Y las palabras, como sus usuarios, también envejecen y es seguro que
ninguno de los dos saldrá vivo de este circo. Algo de grima da reconocer que en
el reciente Diccionario de la Lengua Española,
son muchas las palabras (1.350 “fantasmas lexicográficos”) que han dejado
de existir. Sin embargo, hay vocablos que se resisten a desaparecer aun siendo
conscientes de que los hablantes apenas las liberan de las celdas del diccionario.
Son esas “palabras moribundas”, a las que con tanta sabiduría se han referido Álex
Grijelmo y Pilar García Mouton, con el propósito de sacarlas de la UCI léxica y
darles una segunda oportunidad. Con cuánta alegría leí que el restaurante de El
Corte Inglés se denomina “Las trébedes”; qué satisfacción cuando escuché a un
locutor de radio decir que “el extremo sacó del cornijal” para referirse a un córner;
qué sabor agridulce cuando oí que algunos políticos “cazcalean” porque no paran
de moverse y simulan que trabajan pero en realidad poco resuelven; o que en
Murcia se ha celebrado un “alboroque” tras finalizar una tarea o para agradecer
la asistencia a un sepelio.
A veces sospecho que tengo
pensamientos porque tengo palabras. ¿O será al revés? Y para dar una respuesta
coherente a esta pregunta hay que reconocer que es necesario aprender más
palabras, porque solo aumentando el caudal léxico, los hablantes podrán nombrar
con precisión la realidad exterior y el mundo interior, esto es, los conceptos,
los sentimientos, los objetos y las cosas.

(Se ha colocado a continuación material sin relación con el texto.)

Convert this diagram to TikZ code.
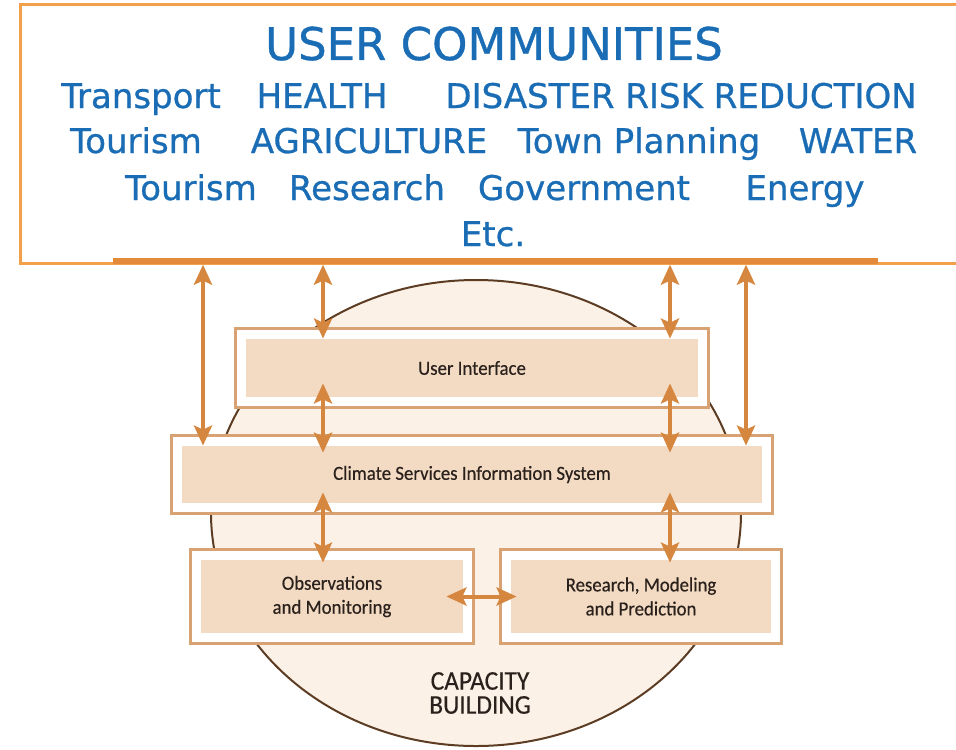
\documentclass[tikz,border=0pt]{standalone}
\usepackage{fontspec}
\setmainfont[FakeBold=0.8]{DejaVu Sans}
\newfontfamily\boxfont[FakeStretch=0.94,FakeBold=0.4]{Carlito}
\usetikzlibrary{arrows.meta,fit,backgrounds}
\definecolor{userblue}{HTML}{1A6DB5}
\definecolor{toporange}{HTML}{F2A04A}
\definecolor{barcol}{HTML}{E38B3A}
\definecolor{arrowcol}{HTML}{D6873F}
\definecolor{framecol}{HTML}{D8A272}
\definecolor{boxfill}{HTML}{F3DAC3}
\definecolor{discfill}{HTML}{FCF1E6}
\definecolor{discline}{HTML}{5C3D24}
\definecolor{boxtext}{HTML}{2A211C}

\begin{document}
\begin{tikzpicture}[x=0.5pt,y=-0.5pt,
  user/.style={anchor=base,text=userblue,font=\fontsize{17}{20}\selectfont},
  inbox/.style={fill=boxfill,inner sep=0pt,text=boxtext,align=center,font=\boxfont\fontsize{10}{12}\selectfont},
  frame/.style={draw=framecol,line width=1.5pt,fill=white,inner sep=5pt},
  link/.style={{Stealth[length=10pt,width=9pt,inset=2pt]}-{Stealth[length=10pt,width=9pt,inset=2pt]},line width=2pt,draw=arrowcol}]
\useasboundingbox (0,0) rectangle (956,749);
\clip (0,0) rectangle (956,749);

% user communities
\draw[toporange,line width=1.5pt] (20,5) rectangle (975,263);
\node[user,font=\fontsize{22.5}{26}\selectfont] (title) at (494,60) {USER COMMUNITIES};
\node[user] (transport) at (141,108) {Transport};
\node[user] (health) at (322,108) {HEALTH};
\node[user] (drr) at (681,108) {DISASTER RISK REDUCTION};
\node[user] (tourism1) at (136,153) {Tourism};
\node[user] (agri) at (369,153) {AGRICULTURE};
\node[user] (town) at (639,153) {Town Planning};
\node[user] (water) at (858,153) {WATER};
\node[user] (tourism2) at (191,200) {Tourism};
\node[user] (research) at (367,200) {Research};
\node[user] (gov) at (584,200) {Government};
\node[user] (energy) at (805,200) {Energy};
\node[user] (etc) at (493,246) {Etc.};
\node[fill=barcol,minimum width=382.5pt,minimum height=3.2pt,inner sep=0pt] (bar) at (495.5,261) {};

% the system
\node[inbox,minimum width=226pt,minimum height=29pt] (ui) at (472,368) {User Interface};
\node[inbox,minimum width=290pt,minimum height=28.5pt] (csis) at (472,474.5) {Climate Services Information System};
\node[inbox,minimum width=131pt,minimum height=36.5pt] (obs) at (332,596.5) {Observations\\and Monitoring};
\node[inbox,minimum width=130pt,minimum height=36.5pt] (rmp) at (641,596.5) {Research, Modeling\\and Prediction};
\node[text=boxtext,align=center,font=\boxfont\fontsize{13.5}{12}\selectfont] (capacity) at (480,693) {CAPACITY\\BUILDING};

\begin{scope}[on background layer]
  \draw[discline,fill=discfill,line width=1pt] (476,513) ellipse [x radius=132.5pt, y radius=116.5pt];
  \foreach \b in {ui,csis,obs,rmp}
    \node[frame,fit=(\b)] {};
\end{scope}

% links
\coordinate (colA) at (203,0);
\coordinate (colB) at (323,0);
\coordinate (colC) at (670,0);
\coordinate (colD) at (746,0);
\draw[link] (bar.south -| colA) -- (csis.north -| colA);
\draw[link] (bar.south -| colB) -- (ui.north -| colB);
\draw[link] (bar.south -| colC) -- (ui.north -| colC);
\draw[link] (bar.south -| colD) -- (csis.north -| colD);
\foreach \c in {colB,colC} {
  \draw[link,shorten <=-7pt,shorten >=-3.5pt] (ui.south -| \c) -- (csis.north -| \c);
  \draw[link,shorten <=-5.5pt,shorten >=-1.5pt] (csis.south -| \c) -- (obs.north -| \c);
}
\draw[link,shorten <=-8.5pt,shorten >=-3pt] (obs.east) -- (rmp.west);
\end{tikzpicture}
\end{document}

En este sentido, siguen siendo válidas
las palabras del profesor Miguel Caso, quien decía: “Es en el aprendizaje del
lenguaje en el que deben centrarse las clases, y no en el conocimiento científico
de un sistema de lengua… Manejar lo mejor
posible ese maravilloso instrumento de expresar nuestras ideas y nuestros
sentimientos y de comunicarnos con los demás, eso es lo que se debe enseñar”. En este
sentido, tengo claro que aprender palabras debiera ser una prioridad del
sistema educativo, precisamente ahora que se dan por sabidas tantas cosas y que
se sabe tan mal lo esencial. De lo contrario, quizá regresemos a ese momento
primigenio que describe Gabriel García Márquez al inicio de su novela más
famosa: “El mundo era tan reciente, que muchas cosas carecían de nombre, y para
mencionarlas había que señalarlas con el dedo”.